Given these outcomes, it’s understandable that a model which promotes them would attract support. But EOTs are just one possible solution to the issues in question.
What are EOTs?
Under the proposed new rules, an EOT is a Canadian-resident trust that holds shares of qualifying businesses for the benefit of employees to facilitate succession and promote employee ownership of small and medium-sized businesses. The proposed EOT rules will allow employees to borrow from the business to finance a buy-out with an extended repayment period, and also offer a longer capital gains deferral period for the retiring owners.
One of the key players behind the push to allow for EOTs is the Canadian Employee Ownership Coalition, which describes itself as a “diverse, non-partisan network of Canadians from the business, nonprofit, academic and charitable sectors committed to unlocking the potential of employee-ownership for the benefit of Canada’s economy and workers.” The Coalition website argues that “employee-ownership has the potential to scale in Canada, and create a more inclusive, resilient economy while generating billions of dollars in wealth for workers across the country.”

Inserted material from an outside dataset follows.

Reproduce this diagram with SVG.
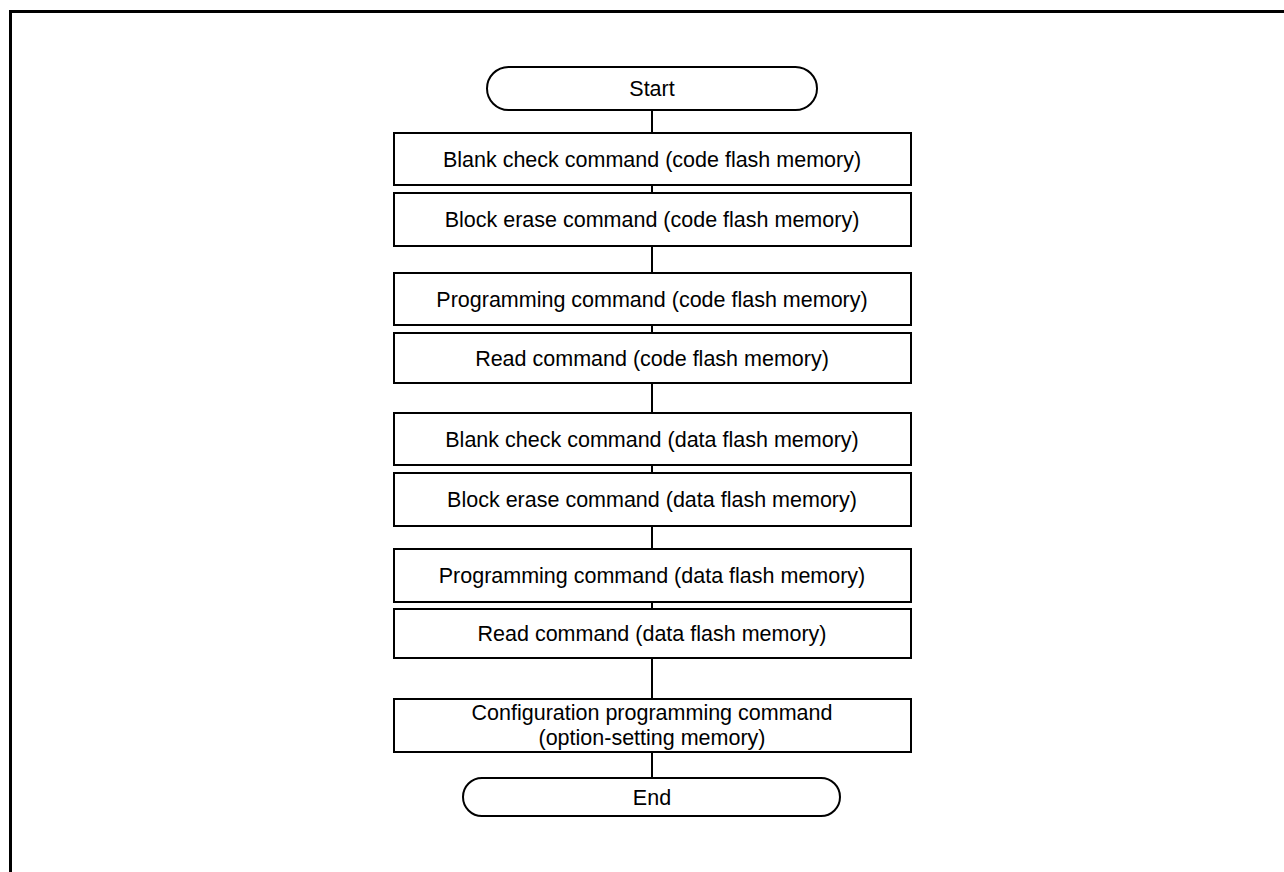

How do they differ from worker co-ops?
Despite the shared emphasis on “employee ownership”, there are in fact significant differences between EOTs and worker co-ops. As Siôn Whellens of Calverts, a British design and print worker co-op in London, notes: “They both have the purpose of benefiting workers, but they have different modes of ownership and control. Worker co-ops have broader social purposes. They are a global network, with an internationally agreed code.” In contrast, there are no shared principles that formally bind EOTs or ESOPs (Employee Stock Ownership Plans, the most common American version) together.
As Whellens further notes “In EOs, employees usually have individual share accounts. Rights of ownership are exercised indirectly – if at all – by the members of the share scheme, who may be a minority of the workers. Ultimate control in an EO company is often vested in a trust for employee benefit, with minority worker representation on the trustee board.” Thus, while employees would be represented by a trustee who theoretically would act in their best interests, they would have limited insight into or control over the company’s operations. Accordingly, as Angella MacEwen observes, “there are important structural differences between a trust that makes decisions on behalf of employees and shares some of the profits, and models that actually enable employees to own stock in the company, let alone participate in decision making.”
How beneficial are they to workers?
Canadian business law firm Stikeman Elliott argues that “following the creation of a framework for EOTs in Canada, estimates suggest that in the first eight years, 500 to 700 small to medium sized businesses could be sold using an EOT structure, which in turn could create up to $9 billion in wealth for up to 114,000 Canadian workers.” The firm also points to studies showing employee ownership leads to higher wages for employees, and that their companies are more resilient during economic downturns (arguments that have also been made for worker co-ops).
A level playing field
A phenomenon as extensive as the small business succession issue requires a multi-pronged approach, and it’s logical that EOTs should be one of those prongs. But it would be a mistake to focus on them at the expense of the worker co-op conversion alternative. With all the advantages of worker co-operatives such as democratic control, a focus on the well-being of the collective, and strong survival rates, workers should have the right to choose the kind of employee ownership they prefer. That’s why CWCF is arguing that worker co-ops should receive comparable treatment in the form of tax and other incentives from the federal government as EOTs.
Budget 2023 proposes to extend the five-year capital gains reserve for the selling owner(s) to a ten-year reserve for qualifying business transfers to an EOT, and this should be extended to worker co-operatives. To recognize that worker co-operatives do not benefit from capital gains exemptions and structurally cannot benefit from some proposals for EOTs, provide other tax changes to worker co-operatives, such as:
o Creating a Federal Co-operative Investment plan (as exists in Quebec), a program to encourage investment in the sector through a tax deduction on the investment that would support and grow the worker co-op sector.
o Ensuring co-op entrepreneurs are eligible for the Small Business Deduction without penalty. This would allow co-operatives, entrepreneurs, and businesses that operate in sectors other than agriculture and fisheries, to claim the Small Business Deduction (SBD).
As we look for ways to address the business succession crisis, decrease income inequality, and look after collective well-being including for equity-denied groups, providing tax and other incentives to worker co-operatives in harmony with any incentives provided to Employee Ownership Trusts will assist in creating an equitable playing field for workers.